It’s commonly understood that prescription painkillers are a gateway drug to heroin—both drugs are in the opiate family and provide similar highs. But new research from Washington University School of Medicine is redefining what that means.
Rather than switching from prescription painkillers to heroin, the Washington University researchers have found that many people who try heroin also continue to abuse prescription opiates.
“There’s been an assumption that took place that heroin had replaced opiates,” said lead researcher Ted Cicero, a psychiatry professor at Washington University who specializes in the brain chemistry of substance abuse. “We found that really they were being used interchangeably.”
Using a national survey of more than 15,000 people receiving treatment for opiate addiction, Cicero and his research team found that almost 42 percent of those surveyed in 2014 had used both prescription painkillers and heroin in the past month. That number has risen steadily since 2008, when people who used both drugs represented about 23 percent of opiate addicts.
According to Cicero, who has been surveying people who abuse opiates since the late 1990s, prescription painkillers used to be seen as a “socially acceptable means to get high once in a while” while maintaining that “at least I’m not a dirty junkie.”
But over time the street price of prescription painkillers such as OxyContin and Hydrocodone went up due to demand and became less accessible due to a government crackdown on pill mills and script doctors. That left addicts with the looming threat of painful withdrawal.
“Heroin dealers recognizing a market moved in very effectively, undercut the prices and sold very inexpensive heroin, which was a lot more pure than it was previously,” said Cicero. “Their drug habit can be up to $100 a day or more. Heroin is a much cheaper alternative. And the social stigma once associated with heroin is now fairly much dissipated, which is a scary trend.”
Cicero said the choice between heroin and a prescription painkiller is often made based on cost and availability, with some who choose heroin because they think the high is better.
“So we see this shifting between the drug of choice perhaps being a prescription drug and heroin," he explained.
The number of people in the Northeast and West who use both heroin and prescription painkillers has now surpassed the number of people who abuse prescription painkillers alone, according to the Washington University survey. The Midwest is also trending in that direction, with about 40 percent of people using both drugs in 2014.
The shift is especially dramatic in the Northeast, where 70 percent of opiate addicts exclusively used prescription painkillers in 2008. As of 2014, 60 percent of Northeasterners surveyed used both prescription painkillers and heroin.
Cicero attributed the quicker conversion to concurrent use in the Northeast to a larger drug-using population.
“The sheer volume of prescription drug abuse in the Northeast and the West Coast was really, really staggering. And the Midwest was close behind. Interestingly the Deep South showed the fewest patterns in this regard. It’s not quite clear to us why,” Cicero said.

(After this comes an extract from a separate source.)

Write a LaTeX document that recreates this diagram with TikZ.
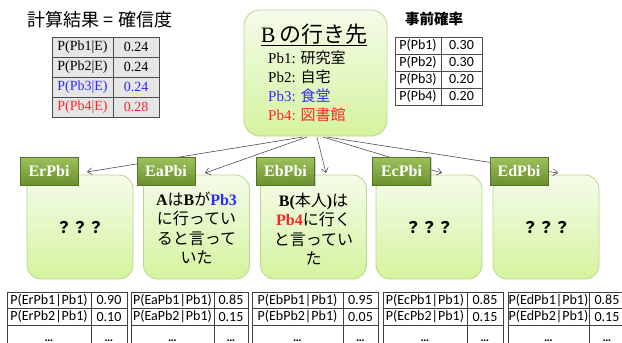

The South also is the slowest to see an increase in concurrent use of prescription painkillers and heroin. Asked whether the South could have a stronger stigma to heroin, Cicero said that was possible.
There still seems to be a recognition that heroin is a dangerous thing to do. So they only use it when they really have to use it. - Dr. Ted Cicero
“That certainly is a factor. In The Bible Belt part of the country there still is this disdain for many of these behaviors that might not exist elsewhere,” Cicero said.
“We’re going to see more and more people transitioning I fear to heroin,” he added. “As we restrict the supply of prescription opioids we have to recognize on a national level that we’re going to see increases in heroin and (we need to) begin to tackle this problem before it gets out of hand.”
While the number of opiate addicts surveyed who use heroin grew substantially between 2008 and 2014, the number of those who exclusively use heroin has only increased incrementally. It continues to hover at about 10 percent nationwide.
“There still seems to be a recognition that heroin is a dangerous thing to do,” Cicero said. “So they only use it when they really have to use it.
“They’re intelligent enough, well-educated enough to understand that in the long-term this is not going to be a good thing for them, and that injecting drugs that are not sterile into your veins you have all kinds of issues.”
More people die of prescription opiate overdose deaths than from heroin, but Cicero said that a person who uses heroin is more likely to die than a person who uses prescription drugs. The larger overall prescription drug death number is due to a larger population of people using prescription painkillers.
According to the National Survey on Drug Use and Health, 4.3 million Americans abused prescription painkillers in 2014, while 0.4 million Americans abused heroin.